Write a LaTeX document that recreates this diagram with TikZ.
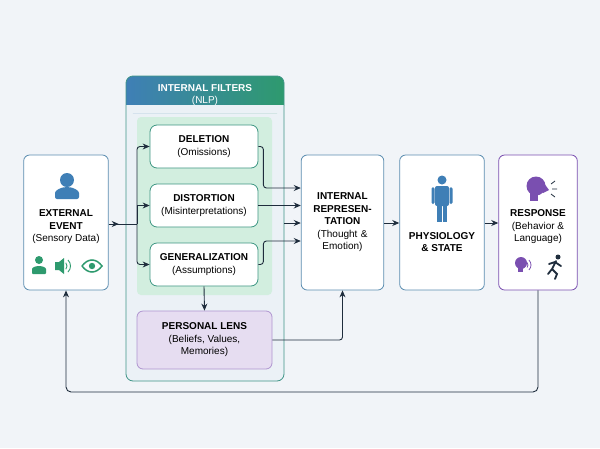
\documentclass[tikz,border=0pt]{standalone}
\usepackage{fontspec}
\setmainfont{Liberation Sans}
\usetikzlibrary{arrows.meta,positioning,calc,shapes.geometric}
\definecolor{bgc}{HTML}{F1F4F8}
\definecolor{edgeblue}{HTML}{5B8DB0}
\definecolor{ink}{HTML}{1F2D3D}
\definecolor{iconblue}{HTML}{3F7FB6}
\definecolor{icongreen}{HTML}{2E9A6E}
\definecolor{purp}{HTML}{7A4FB0}
\definecolor{panelgreen}{HTML}{D2EEDF}
\definecolor{lensfill}{HTML}{E6DDF1}
\tikzset{
  box/.style={draw=edgeblue,fill=white,rounded corners=6pt,line width=0.8pt,align=center,font=\fontsize{10}{12.5}\selectfont},
  filt/.style={box,draw=icongreen!70!edgeblue,minimum width=108pt,minimum height=43pt,rounded corners=7pt},
  big/.style={box,minimum height=135pt,text width=78pt},
  txt/.style={align=center,font=\fontsize{10}{12.5}\selectfont},
  flow/.style={draw=ink,line width=0.9pt,-{Stealth[length=7pt,width=6pt]}},
  line/.style={draw=ink,line width=0.9pt,rounded corners=3pt}
}
\begin{document}
\begin{tikzpicture}[x=1pt,y=-1pt]
\fill[bgc] (0,0) rectangle (600,448);
\useasboundingbox (0,0) rectangle (600,448);
% filter frame
\fill[edgeblue!12,rounded corners=7pt] (126,76) rectangle (284,381);
\shade[left color=iconblue,right color=icongreen,rounded corners=7pt] (126,76) rectangle (284,113);
\fill[edgeblue!12] (126.4,105) rectangle (283.6,113);
\draw[icongreen!60!edgeblue,line width=0.8pt,rounded corners=7pt] (126,76) rectangle (284,381);
\node[txt,text=white] (head) at (205,95) {\textbf{INTERNAL FILTERS}\\(NLP)};
\fill[panelgreen,rounded corners=4pt] (137,117) rectangle (272,295);
% nodes
\node[big] (ext) at (66,222.5) {};
\node[txt] (extt) at (66,227) {\textbf{EXTERNAL}\\\textbf{EVENT}\\(Sensory Data)};
\node[filt] (del) at (204,146.5) {\textbf{DELETION}\\(Omissions)};
\node[filt] (dis) at (204,205.5) {\textbf{DISTORTION}\\(Misinterpretations)};
\node[filt] (gen) at (204,264.5) {\textbf{GENERALIZATION}\\(Assumptions)};
\node[box,fill=lensfill,draw=purp!60,minimum width=135pt,minimum height=58pt] (lens) at (204.5,340) {\textbf{PERSONAL LENS}\\(Beliefs, Values,\\Memories)};
\node[big,text width=76pt] (rep) at (342.5,222.5) {\textbf{INTERNAL}\\\textbf{REPRESEN-}\\\textbf{TATION}\\(Thought \&\\Emotion)};
\node[big,text width=78pt] (phys) at (442,222.5) {};
\node[txt] (physt) at (442,242) {\textbf{PHYSIOLOGY}\\\textbf{\& STATE}};
\node[big,draw=purp,text width=72pt] (resp) at (538,222.5) {};
\node[txt] (respt) at (538,227) {\textbf{RESPONSE}\\(Behavior \&\\Language)};
% icons
\fill[iconblue] (67,180) circle (7);
\fill[iconblue,rounded corners=2pt] (55,199) -- (55,195) arc (180:360:12 and 8) -- (79,199) -- cycle;
\fill[icongreen] (39,260) circle (4);
\fill[icongreen,rounded corners=1pt] (32,274) -- (32,270) arc (180:360:7 and 4) -- (46,274) -- cycle;
\fill[icongreen] (55,262) -- (59,262) -- (64,258) -- (64,274) -- (59,270) -- (55,270) -- cycle;
\draw[icongreen,line width=0.9pt] (62,266) ++(-40:5) arc (-40:40:5) (62,266) ++(-45:8.5) arc (-45:45:8.5);
\draw[icongreen,line width=1.5pt] (82,266) .. controls (88,258) and (96,258) .. (102,266) .. controls (96,274) and (88,274) .. (82,266);
\fill[icongreen] (92,266) circle (3.2);
% physiology figure
\fill[iconblue] (442,180) circle (4.5);
\fill[iconblue,rounded corners=2pt] (435,186) rectangle (449,206);
\fill[iconblue] (437,204) rectangle (441.5,222);
\fill[iconblue] (442.5,204) rectangle (447,222);
\fill[iconblue,rounded corners=1.5pt] (431.5,187) rectangle (434.5,204);
\fill[iconblue,rounded corners=1.5pt] (449.5,187) rectangle (452.5,204);
% response head
\fill[purp] (536,186) circle (9.5);
\fill[purp] (530,190) rectangle (538,201);
\fill[purp] (543,182) -- (549,190) -- (543,193) -- cycle;
\draw[ink,line width=0.8pt] (551,184) -- (555,181) (552,189) -- (557,189) (551,194) -- (555,197);
\fill[purp] (521,263) circle (6);
\fill[purp] (518,266) rectangle (523,272);
\draw[purp,line width=0.8pt] (524,265) ++(-40:4) arc (-40:40:4) (524,265) ++(-45:7) arc (-45:45:7);
\fill[ink] (558,257) circle (2.5);
\draw[ink,line width=1.8pt,line cap=round] (556,261) -- (552,269) -- (548,274) (552,269) -- (557,274) -- (555,279) (555,262) -- (561,266) (555,262) -- (549,264);
% connectors
\coordinate (split) at (137,224);
\draw[line] (ext.east |- split) -- (split);
\draw[flow] (ext.east |- split) -- ++(10,0);
\draw[flow,rounded corners=3pt] (split) |- (del.west);
\draw[flow] (split) |- (dis.west);
\draw[flow,rounded corners=3pt] (split) |- (gen.west);
\draw[flow,rounded corners=3pt] (del.east) -- ++(5,0) |- (rep.west |- 0,188);
\draw[flow] (dis.east) -- (rep.west |- dis.east);
\draw[flow] (284,223) -- (rep.west |- 0,223);
\draw[flow,rounded corners=3pt] (gen.east) -- ++(5,0) |- (rep.west |- 0,241);
\draw[flow] (gen.south) -- (lens.north);
\draw[flow,rounded corners=3pt] (lens.east) -| (rep.south);
\draw[flow] (rep.east |- 0,223) -- (phys.west |- 0,223);
\draw[flow] (phys.east |- 0,223) -- (resp.west |- 0,223);
\draw[flow,rounded corners=5pt] (resp.south) |- (66,392) -- (ext.south);
\end{tikzpicture}
\end{document}
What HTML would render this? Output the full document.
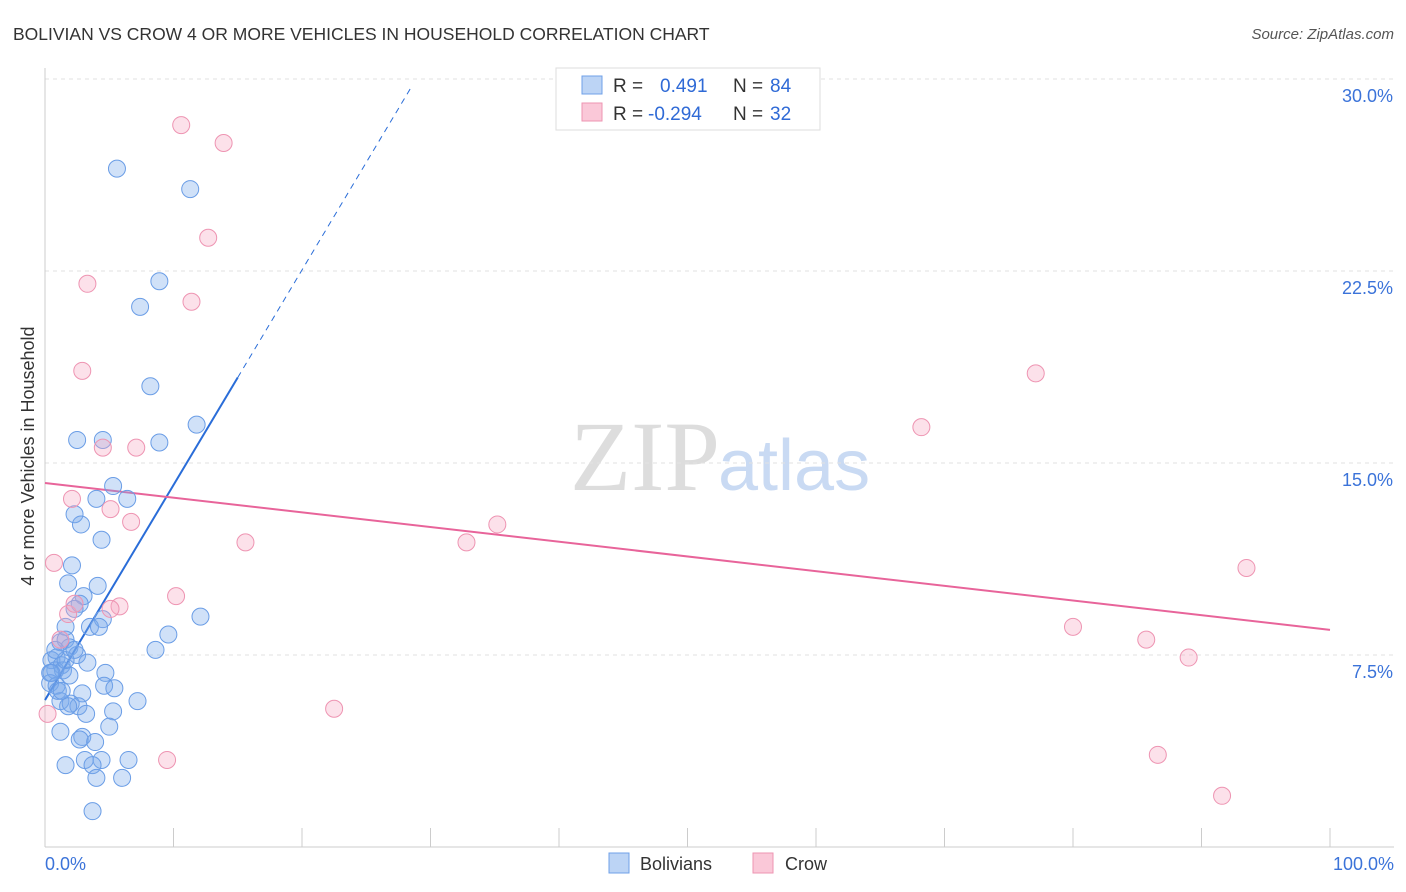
<!DOCTYPE html>
<html><head><meta charset="utf-8"><style>
body{margin:0;background:#fff;font-family:"Liberation Sans",sans-serif;}
svg{display:block}
</style></head><body>
<svg id="chart" width="1406" height="892">
<text x="13" y="40" font-size="17.5" fill="#333">BOLIVIAN VS CROW 4 OR MORE VEHICLES IN HOUSEHOLD CORRELATION CHART</text>
<text x="1394" y="39" font-size="15" fill="#555" font-style="italic" text-anchor="end">Source: ZipAtlas.com</text>
<text x="720" y="490" font-size="100" fill="#ddd" text-anchor="end" font-family="Liberation Serif,serif">ZIP</text>
<text x="718" y="490" font-size="72" fill="#c9daf3">atlas</text>
<text transform="translate(34,456) rotate(-90)" font-size="18" fill="#333" text-anchor="middle">4 or more Vehicles in Household</text>
<g id="grid"></g><g id="axes"></g><g id="lines"></g><g id="pts"></g>
<g>
<rect x="556" y="68" width="264" height="62" fill="#fff" stroke="#ddd"/>
<rect x="582" y="76" width="20" height="18" fill="#bcd4f5" stroke="#6fa0e8"/>
<rect x="582" y="103" width="20" height="18" fill="#fac8d8" stroke="#ee94b2"/>
<text x="613" y="92" font-size="19" fill="#333">R = <tspan fill="#2f6ad6" x="660">0.491</tspan><tspan fill="#333" x="733">N = </tspan><tspan fill="#2f6ad6" x="770">84</tspan></text>
<text x="613" y="120" font-size="19" fill="#333">R = <tspan fill="#2f6ad6" x="648">-0.294</tspan><tspan fill="#333" x="733">N = </tspan><tspan fill="#2f6ad6" x="770">32</tspan></text>
</g>
<g>
<rect x="609" y="853" width="20" height="20" fill="#bcd4f5" stroke="#6fa0e8"/>
<text x="640" y="870" font-size="18" fill="#333">Bolivians</text>
<rect x="753" y="853" width="20" height="20" fill="#fac8d8" stroke="#ee94b2"/>
<text x="785" y="870" font-size="18" fill="#333">Crow</text>
</g>
</svg>
<script>
const blueX=[5.6,11.3,8.9,7.4,8.2,11.8,2.5,4.5,8.9,5.3,4.0,6.4,2.3,2.8,4.4,2.1,1.8,4.1,3.0,2.7,2.3,4.5,3.5,4.2,12.1,9.6,8.6,1.6,1.2,1.6,1.9,0.9,2.5,0.5,1.3,3.3,0.8,1.4,0.4,1.9,4.7,0.4,0.9,4.6,5.4,2.9,7.2,1.2,2.0,2.6,1.8,3.2,5.3,5.0,1.2,2.9,2.7,3.9,3.1,4.4,6.5,1.6,3.7,4.0,6.0,3.7,0.5,1.0,1.6,2.3,0.8,1.3];
const blueY=[26.5,25.7,22.1,21.1,18.0,16.5,15.9,15.9,15.8,14.1,13.6,13.6,13.0,12.6,12.0,11.0,10.3,10.2,9.8,9.5,9.3,8.9,8.6,8.6,9.0,8.3,7.7,8.6,8.0,8.1,7.8,7.4,7.5,7.3,7.1,7.2,6.9,6.9,6.8,6.7,6.8,6.4,6.3,6.3,6.2,6.0,5.7,5.7,5.6,5.5,5.5,5.2,5.3,4.7,4.5,4.3,4.2,4.1,3.4,3.4,3.4,3.2,3.2,2.7,2.7,1.4,6.8,6.1,7.3,7.7,7.7,6.1];
const pinkX=[10.6,13.9,12.7,3.3,11.4,2.9,4.5,7.1,2.1,5.1,6.7,15.6,0.7,1.8,5.8,5.1,10.2,1.2,0.2,22.5,9.5,32.8,35.2,68.2,77.1,80.0,85.7,89.0,86.6,91.6,93.5,2.3];
const pinkY=[28.2,27.5,23.8,22.0,21.3,18.6,15.6,15.6,13.6,13.2,12.7,11.9,11.1,9.1,9.4,9.3,9.8,8.1,5.2,5.4,3.4,11.9,12.6,16.4,18.5,8.6,8.1,7.4,3.6,2.0,10.9,9.5];
const yTicks=[7.5,15.0,22.5,30.0];
const blueFit=[5.74,0.84];   // intercept, slope
const pinkFit=[14.22,-0.0574];
const NS="http://www.w3.org/2000/svg";
const sx=v=>45+v*12.85, sy=v=>847-v*25.6;
function mk(t,a,p){const e=document.createElementNS(NS,t);for(const k in a)e.setAttribute(k,a[k]);document.getElementById(p).appendChild(e);return e;}
yTicks.forEach(t=>{
 const g=mk('line',{x1:45,x2:1394,y1:sy(t),y2:sy(t),stroke:'#e2e2e2','stroke-dasharray':'4,4'},'grid');
 
 
 const l=mk('text',{x:1393,y:sy(t)+23,'font-size':18,fill:'#3b73d9','text-anchor':'end'},'grid');
 l.textContent=t.toFixed(1)+'%';
 
 
});
const ax=mk('line',{x1:45,x2:45,y1:68,y2:847,stroke:'#ccc'},'axes');


const bx=mk('line',{x1:45,x2:1394,y1:847,y2:847,stroke:'#ccc'},'axes');


for(let i=0;i<=10;i++){const t=mk('line',{x1:sx(i*10),x2:sx(i*10),y1:828,y2:847,stroke:'#ccc'},'axes');
 
 }
[[0,'0.0%','start',45],[100,'100.0%','end',1394]].forEach(d=>{const t=mk('text',{x:d[3],y:870,'font-size':18,fill:'#3b73d9','text-anchor':d[2]},'axes');t.textContent=d[1];
 
 });
const f=(c,x)=>c[0]+c[1]*x;
const b1=mk('line',{x1:sx(0),y1:sy(f(blueFit,0)),x2:sx(15),y2:sy(f(blueFit,15)),stroke:'#2a6dd8','stroke-width':2},'lines');


const b2=mk('line',{x1:sx(15),y1:sy(f(blueFit,15)),x2:sx(28.6),y2:sy(f(blueFit,28.6)),stroke:'#2a6dd8','stroke-width':1,'stroke-dasharray':'6,5'},'lines');


const p1=mk('line',{x1:sx(0),y1:sy(f(pinkFit,0)),x2:sx(100),y2:sy(f(pinkFit,100)),stroke:'#e8649a','stroke-width':2},'lines');


blueX.forEach((x,i)=>{const c=mk('circle',{cx:sx(x),cy:sy(blueY[i]),r:8.5,fill:'rgba(120,168,236,0.35)',stroke:'#6a9de6','stroke-width':1},'pts');
 
 });
pinkX.forEach((x,i)=>{const c=mk('circle',{cx:sx(x),cy:sy(pinkY[i]),r:8.5,fill:'rgba(246,170,196,0.35)',stroke:'#ee94b2','stroke-width':1},'pts');
 
 });
</script>
</body></html>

### Short exercise
Look through the listing above. Pick out each line with "this" and copy it.

### Solved exercise
Write a LaTeX document that recreates this diagram with TikZ.
What HTML would render this? Output the full document.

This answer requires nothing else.